Louis retired shortly after the completion of Mountaineer Field in 1980, came out of retirement to work briefly at the power plant that was constructed along Beechurst Avenue in the mid-1980s, and retired once more a few years later.
But Louis just couldn’t remain idle.
In 2008, at age 82, Birurakis applied for a job working West Virginia University football and basketball games for Contemporary Services Corporation, a company contracted by WVU to provide crowd management services for Mountaineer athletic events.
This job gave Louis an opportunity to fulfill his two great, lifelong passions - working for his alma mater and establishing a permanent sign to commemorate the extensive history of his beloved Scotts Run.

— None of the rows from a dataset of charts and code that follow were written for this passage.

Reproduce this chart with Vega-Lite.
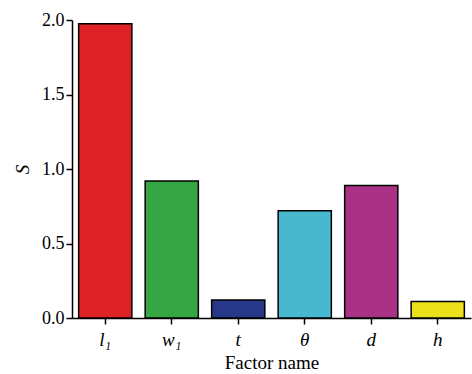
{
  "$schema": "https://vega.github.io/schema/vega-lite/v6.json",
  "autosize": "none",
  "width": 399,
  "height": 298,
  "padding": {"left": 72, "top": 20, "right": 1, "bottom": 56},
  "background": "white",
  "data": {"values": [
    {"factor": "l₁", "S": 1.975, "c": "#de2226"},
    {"factor": "w₁", "S": 0.92, "c": "#36a645"},
    {"factor": "t", "S": 0.12, "c": "#283888"},
    {"factor": "θ", "S": 0.72, "c": "#48b8cf"},
    {"factor": "d", "S": 0.89, "c": "#a93186"},
    {"factor": "h", "S": 0.11, "c": "#ece01a"}
  ]},
  "mark": {"type": "bar", "stroke": "black", "strokeWidth": 1.5},
  "encoding": {
    "x": {"field": "factor", "type": "nominal", "sort": null,
      "scale": {"paddingInner": 0.2, "paddingOuter": 0.1},
      "axis": {"title": "Factor name", "labelAngle": 0, "labelFont": "'Liberation Serif', serif", "labelFontStyle": "italic", "labelFontSize": 19, "labelColor": "black", "labelPadding": 6,
        "titleFont": "'Liberation Serif', serif", "titleFontSize": 19, "titleFontWeight": "normal", "titleColor": "black", "titlePadding": 4,
        "domainColor": "black", "domainWidth": 1.5, "tickColor": "black", "tickWidth": 1.5, "tickSize": 6}},
    "y": {"field": "S", "type": "quantitative",
      "scale": {"domain": [0, 2], "nice": false},
      "axis": {"title": "S", "values": [0, 0.5, 1, 1.5, 2], "format": ".1f", "grid": false,
        "labelFont": "'Liberation Serif', serif", "labelFontSize": 18, "labelColor": "black", "labelPadding": 2,
        "titleFont": "'Liberation Serif', serif", "titleFontSize": 19, "titleFontStyle": "italic", "titleFontWeight": "normal", "titleColor": "black", "titlePadding": 9,
        "domainColor": "black", "domainWidth": 1.5, "tickColor": "black", "tickWidth": 1.5, "tickSize": 6}},
    "fill": {"field": "c", "type": "nominal", "scale": null}
  },
  "config": {"view": {"stroke": null}}
}
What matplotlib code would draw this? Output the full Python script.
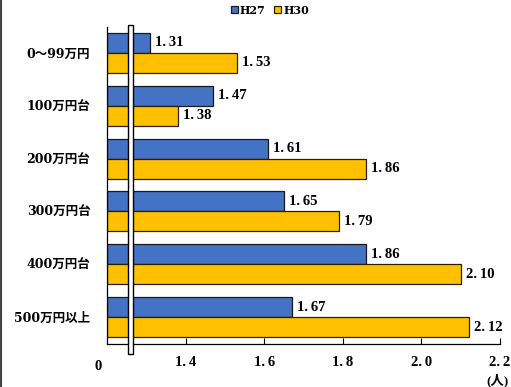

Every single penny he made from his seven years working those athletic events went to the cost of constructing the Scotts Run sign Morgantown residents see each day when they drive across the Star City Bridge.
Underneath “Welcome to Historic Scott’s Run” are listed the 13 communities - Tropf Hill, Bertha Hill, Miller Hill, Osage, Chaplin, Pursglove, Liberty, Davis, Jere, Shriver, Bunker, Cassville and New Hill.
“All of the communities in Scotts Run are on there,” he said proudly. “On the back of the sign there is a reference to the coal mine situation when the miners were evicted from their homes in the 1920s, and also of the mining tragedies that occurred in the early 1940s. In order to get that sign we had to raise over $5,000, so I went to work for CSC and everything I made went to that sign.”
It was Louis’ small way of honoring his father - and all of the fathers from Scotts Run who risked their lives each day to go in the mines to make a living.
“There’s a lot of history in that area,” Birurakis said.
Indeed, there is, and Louis Birurakis will proudly share it with anyone who is willing listen.